Using the material below, repeat exactly the lines from the one with "Output the Python" through the one with "plt.savefig('out.png', dpi=100)", ends included, without any images.

---*---

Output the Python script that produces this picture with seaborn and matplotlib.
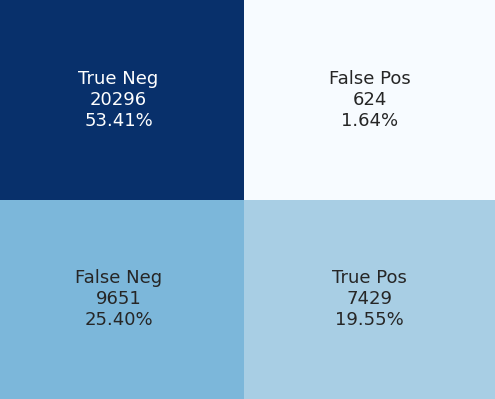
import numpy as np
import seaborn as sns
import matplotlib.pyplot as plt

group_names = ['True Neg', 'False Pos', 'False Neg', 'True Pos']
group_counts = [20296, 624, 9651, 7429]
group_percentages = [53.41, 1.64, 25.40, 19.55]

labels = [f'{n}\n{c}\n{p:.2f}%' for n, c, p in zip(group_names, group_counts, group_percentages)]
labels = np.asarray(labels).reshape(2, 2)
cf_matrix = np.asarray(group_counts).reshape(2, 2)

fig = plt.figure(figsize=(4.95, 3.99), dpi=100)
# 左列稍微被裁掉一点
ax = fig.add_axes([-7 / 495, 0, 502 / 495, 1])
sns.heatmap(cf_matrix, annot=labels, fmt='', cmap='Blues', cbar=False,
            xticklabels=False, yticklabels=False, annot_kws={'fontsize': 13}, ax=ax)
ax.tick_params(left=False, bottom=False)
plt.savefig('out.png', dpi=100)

---*---

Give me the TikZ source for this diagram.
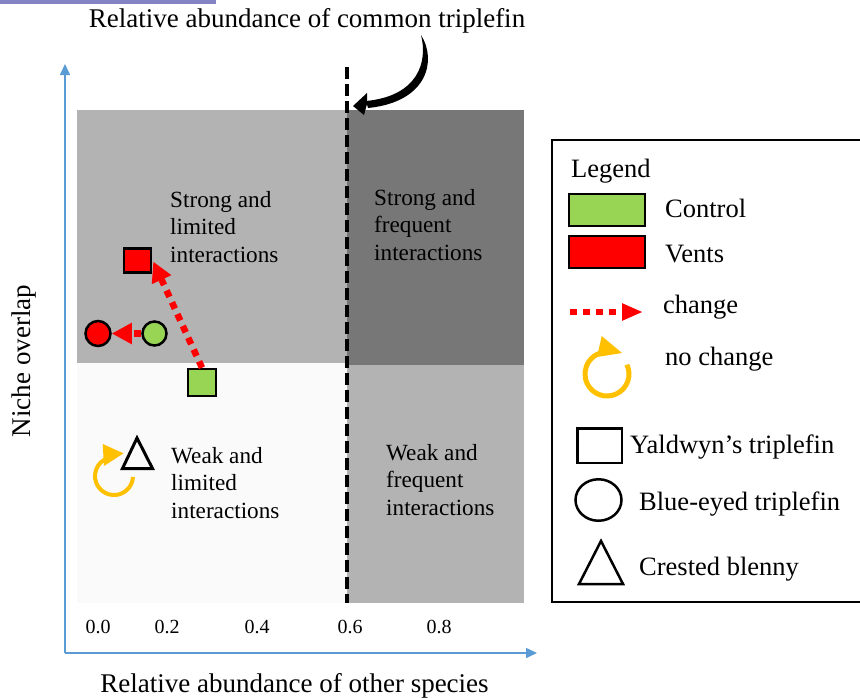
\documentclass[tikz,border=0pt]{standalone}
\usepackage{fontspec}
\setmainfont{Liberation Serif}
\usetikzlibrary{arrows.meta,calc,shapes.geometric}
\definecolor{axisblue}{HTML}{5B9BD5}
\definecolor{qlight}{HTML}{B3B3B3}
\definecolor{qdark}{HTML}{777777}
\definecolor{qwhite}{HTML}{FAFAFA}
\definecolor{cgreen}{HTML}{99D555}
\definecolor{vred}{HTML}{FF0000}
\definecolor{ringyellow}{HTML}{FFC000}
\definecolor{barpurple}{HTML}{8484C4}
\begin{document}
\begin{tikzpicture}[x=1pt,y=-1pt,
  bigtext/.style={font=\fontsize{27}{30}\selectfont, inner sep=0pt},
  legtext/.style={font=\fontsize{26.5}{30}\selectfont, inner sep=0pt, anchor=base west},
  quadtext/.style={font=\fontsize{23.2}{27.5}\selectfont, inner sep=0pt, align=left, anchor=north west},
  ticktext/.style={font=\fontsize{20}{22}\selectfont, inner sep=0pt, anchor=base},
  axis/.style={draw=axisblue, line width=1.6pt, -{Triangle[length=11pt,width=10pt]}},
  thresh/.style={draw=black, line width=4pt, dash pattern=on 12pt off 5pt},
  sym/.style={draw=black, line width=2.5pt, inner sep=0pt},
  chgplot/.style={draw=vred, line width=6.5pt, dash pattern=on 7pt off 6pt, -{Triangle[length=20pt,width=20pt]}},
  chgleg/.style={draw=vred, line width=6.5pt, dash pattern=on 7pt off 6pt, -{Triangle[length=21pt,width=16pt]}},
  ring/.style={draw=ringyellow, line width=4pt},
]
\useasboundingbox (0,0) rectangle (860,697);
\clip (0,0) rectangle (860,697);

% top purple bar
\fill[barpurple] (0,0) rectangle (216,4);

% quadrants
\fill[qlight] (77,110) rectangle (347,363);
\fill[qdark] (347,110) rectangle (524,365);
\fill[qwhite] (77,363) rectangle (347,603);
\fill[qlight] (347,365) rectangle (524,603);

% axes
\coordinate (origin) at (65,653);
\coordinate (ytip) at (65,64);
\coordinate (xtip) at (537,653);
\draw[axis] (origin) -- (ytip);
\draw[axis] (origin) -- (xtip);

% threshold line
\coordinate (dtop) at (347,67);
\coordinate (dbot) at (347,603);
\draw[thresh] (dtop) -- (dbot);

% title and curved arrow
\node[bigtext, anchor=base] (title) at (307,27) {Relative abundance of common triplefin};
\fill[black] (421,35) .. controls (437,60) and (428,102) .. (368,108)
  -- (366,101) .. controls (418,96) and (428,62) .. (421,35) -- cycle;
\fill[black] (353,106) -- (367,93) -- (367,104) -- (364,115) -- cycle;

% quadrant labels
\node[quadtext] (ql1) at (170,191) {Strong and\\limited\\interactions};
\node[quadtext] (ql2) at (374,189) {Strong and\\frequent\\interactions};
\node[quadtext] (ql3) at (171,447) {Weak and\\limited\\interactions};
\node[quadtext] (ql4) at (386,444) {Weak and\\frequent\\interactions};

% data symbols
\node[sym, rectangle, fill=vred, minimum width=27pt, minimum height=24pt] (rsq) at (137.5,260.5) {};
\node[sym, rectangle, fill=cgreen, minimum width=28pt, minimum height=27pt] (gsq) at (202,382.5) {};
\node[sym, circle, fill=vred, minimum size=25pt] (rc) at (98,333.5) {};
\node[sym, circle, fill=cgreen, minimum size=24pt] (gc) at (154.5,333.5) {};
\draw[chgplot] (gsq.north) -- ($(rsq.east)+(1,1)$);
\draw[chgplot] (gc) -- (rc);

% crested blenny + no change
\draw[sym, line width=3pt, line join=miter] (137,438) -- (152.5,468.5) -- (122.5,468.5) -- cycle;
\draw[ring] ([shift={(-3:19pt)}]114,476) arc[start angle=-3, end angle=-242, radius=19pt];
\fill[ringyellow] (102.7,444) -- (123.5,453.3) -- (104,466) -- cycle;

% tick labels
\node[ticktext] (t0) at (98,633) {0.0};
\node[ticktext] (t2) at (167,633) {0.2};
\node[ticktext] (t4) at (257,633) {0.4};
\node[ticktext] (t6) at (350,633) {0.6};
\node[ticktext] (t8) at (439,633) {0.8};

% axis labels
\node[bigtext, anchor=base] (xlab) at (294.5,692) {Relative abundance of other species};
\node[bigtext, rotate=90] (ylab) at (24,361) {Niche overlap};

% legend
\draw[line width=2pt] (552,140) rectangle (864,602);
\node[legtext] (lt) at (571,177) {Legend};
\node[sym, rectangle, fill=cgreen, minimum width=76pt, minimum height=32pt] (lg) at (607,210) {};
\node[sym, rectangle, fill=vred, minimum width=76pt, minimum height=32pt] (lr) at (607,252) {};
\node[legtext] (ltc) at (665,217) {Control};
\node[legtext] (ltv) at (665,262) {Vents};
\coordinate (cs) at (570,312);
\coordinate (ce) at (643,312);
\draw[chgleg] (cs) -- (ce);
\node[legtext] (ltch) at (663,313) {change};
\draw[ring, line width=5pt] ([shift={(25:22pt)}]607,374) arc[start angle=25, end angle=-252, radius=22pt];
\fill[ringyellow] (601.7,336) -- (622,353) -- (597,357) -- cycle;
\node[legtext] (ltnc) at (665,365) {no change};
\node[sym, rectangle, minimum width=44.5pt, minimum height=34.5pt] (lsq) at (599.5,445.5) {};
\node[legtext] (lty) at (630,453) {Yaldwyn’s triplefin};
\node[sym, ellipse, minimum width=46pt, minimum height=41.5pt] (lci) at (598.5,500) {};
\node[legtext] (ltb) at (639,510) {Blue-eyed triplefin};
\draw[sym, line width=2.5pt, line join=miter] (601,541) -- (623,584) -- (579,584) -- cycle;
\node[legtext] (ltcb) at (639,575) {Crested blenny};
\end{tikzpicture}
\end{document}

---*---

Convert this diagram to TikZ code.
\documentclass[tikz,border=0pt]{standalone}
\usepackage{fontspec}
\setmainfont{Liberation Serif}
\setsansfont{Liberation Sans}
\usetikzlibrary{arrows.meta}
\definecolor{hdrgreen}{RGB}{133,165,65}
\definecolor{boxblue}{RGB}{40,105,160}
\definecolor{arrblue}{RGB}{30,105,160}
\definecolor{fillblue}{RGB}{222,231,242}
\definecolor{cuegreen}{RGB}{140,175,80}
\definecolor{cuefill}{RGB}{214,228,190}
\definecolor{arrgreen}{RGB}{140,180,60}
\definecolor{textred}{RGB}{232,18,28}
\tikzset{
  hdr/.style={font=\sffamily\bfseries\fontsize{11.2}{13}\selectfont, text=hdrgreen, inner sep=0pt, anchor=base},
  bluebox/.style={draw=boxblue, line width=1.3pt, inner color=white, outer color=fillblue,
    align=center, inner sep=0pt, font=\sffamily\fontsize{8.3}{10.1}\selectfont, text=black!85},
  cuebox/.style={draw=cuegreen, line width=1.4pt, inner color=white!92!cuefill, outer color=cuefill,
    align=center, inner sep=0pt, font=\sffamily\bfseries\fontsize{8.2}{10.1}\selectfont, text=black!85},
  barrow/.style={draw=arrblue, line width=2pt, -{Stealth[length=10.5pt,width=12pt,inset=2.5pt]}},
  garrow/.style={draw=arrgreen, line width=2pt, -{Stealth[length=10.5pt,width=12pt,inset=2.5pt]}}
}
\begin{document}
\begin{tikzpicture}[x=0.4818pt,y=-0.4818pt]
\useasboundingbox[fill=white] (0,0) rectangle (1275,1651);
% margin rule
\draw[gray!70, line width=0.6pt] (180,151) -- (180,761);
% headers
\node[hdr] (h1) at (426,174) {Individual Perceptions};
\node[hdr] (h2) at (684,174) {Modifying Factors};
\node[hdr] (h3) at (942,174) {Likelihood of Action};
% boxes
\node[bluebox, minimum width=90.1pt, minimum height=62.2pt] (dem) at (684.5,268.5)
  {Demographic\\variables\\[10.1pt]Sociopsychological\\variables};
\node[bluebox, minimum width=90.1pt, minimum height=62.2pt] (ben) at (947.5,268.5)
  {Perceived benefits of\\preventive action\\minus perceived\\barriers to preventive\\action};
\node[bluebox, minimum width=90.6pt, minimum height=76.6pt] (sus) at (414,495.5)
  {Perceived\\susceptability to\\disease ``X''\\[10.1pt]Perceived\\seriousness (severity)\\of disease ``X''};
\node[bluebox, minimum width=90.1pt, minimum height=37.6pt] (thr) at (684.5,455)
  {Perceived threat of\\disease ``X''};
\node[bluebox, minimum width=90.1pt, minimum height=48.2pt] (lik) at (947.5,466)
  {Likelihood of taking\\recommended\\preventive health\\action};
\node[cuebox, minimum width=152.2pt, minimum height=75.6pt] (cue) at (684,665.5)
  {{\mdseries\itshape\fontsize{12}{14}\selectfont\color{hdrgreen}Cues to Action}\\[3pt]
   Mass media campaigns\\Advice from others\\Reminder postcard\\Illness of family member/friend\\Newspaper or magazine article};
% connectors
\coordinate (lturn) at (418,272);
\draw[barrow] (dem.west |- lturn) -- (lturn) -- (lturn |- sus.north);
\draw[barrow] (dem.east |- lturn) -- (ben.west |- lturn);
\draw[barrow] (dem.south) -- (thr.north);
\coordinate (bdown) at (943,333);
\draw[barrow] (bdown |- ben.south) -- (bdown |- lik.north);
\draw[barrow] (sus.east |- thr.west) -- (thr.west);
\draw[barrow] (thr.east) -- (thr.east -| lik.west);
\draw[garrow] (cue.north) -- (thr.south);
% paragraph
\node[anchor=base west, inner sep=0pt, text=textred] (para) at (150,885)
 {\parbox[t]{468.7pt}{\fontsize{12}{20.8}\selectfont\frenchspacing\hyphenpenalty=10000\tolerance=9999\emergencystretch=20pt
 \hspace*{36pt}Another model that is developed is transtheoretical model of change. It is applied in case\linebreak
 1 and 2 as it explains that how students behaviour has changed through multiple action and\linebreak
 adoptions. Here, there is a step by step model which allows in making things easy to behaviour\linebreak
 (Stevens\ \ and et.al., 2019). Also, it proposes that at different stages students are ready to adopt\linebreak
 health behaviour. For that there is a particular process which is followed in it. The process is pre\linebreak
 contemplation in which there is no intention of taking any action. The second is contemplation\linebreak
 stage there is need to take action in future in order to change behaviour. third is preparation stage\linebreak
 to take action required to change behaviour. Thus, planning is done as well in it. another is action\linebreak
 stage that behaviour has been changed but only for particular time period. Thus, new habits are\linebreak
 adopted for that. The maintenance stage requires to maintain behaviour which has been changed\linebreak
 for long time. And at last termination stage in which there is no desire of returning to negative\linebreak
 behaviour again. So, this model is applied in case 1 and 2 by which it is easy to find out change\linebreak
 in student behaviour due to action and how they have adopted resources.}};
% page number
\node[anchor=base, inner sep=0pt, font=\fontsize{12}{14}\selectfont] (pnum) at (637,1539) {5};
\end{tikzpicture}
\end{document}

---*---

_THE COMPLETED TASK_:
Output the Python script that produces this picture with seaborn and matplotlib.
import numpy as np
import seaborn as sns
import matplotlib.pyplot as plt

group_names = ['True Neg', 'False Pos', 'False Neg', 'True Pos']
group_counts = [20296, 624, 9651, 7429]
group_percentages = [53.41, 1.64, 25.40, 19.55]

labels = [f'{n}\n{c}\n{p:.2f}%' for n, c, p in zip(group_names, group_counts, group_percentages)]
labels = np.asarray(labels).reshape(2, 2)
cf_matrix = np.asarray(group_counts).reshape(2, 2)

fig = plt.figure(figsize=(4.95, 3.99), dpi=100)
# 左列稍微被裁掉一点
ax = fig.add_axes([-7 / 495, 0, 502 / 495, 1])
sns.heatmap(cf_matrix, annot=labels, fmt='', cmap='Blues', cbar=False,
            xticklabels=False, yticklabels=False, annot_kws={'fontsize': 13}, ax=ax)
ax.tick_params(left=False, bottom=False)
plt.savefig('out.png', dpi=100)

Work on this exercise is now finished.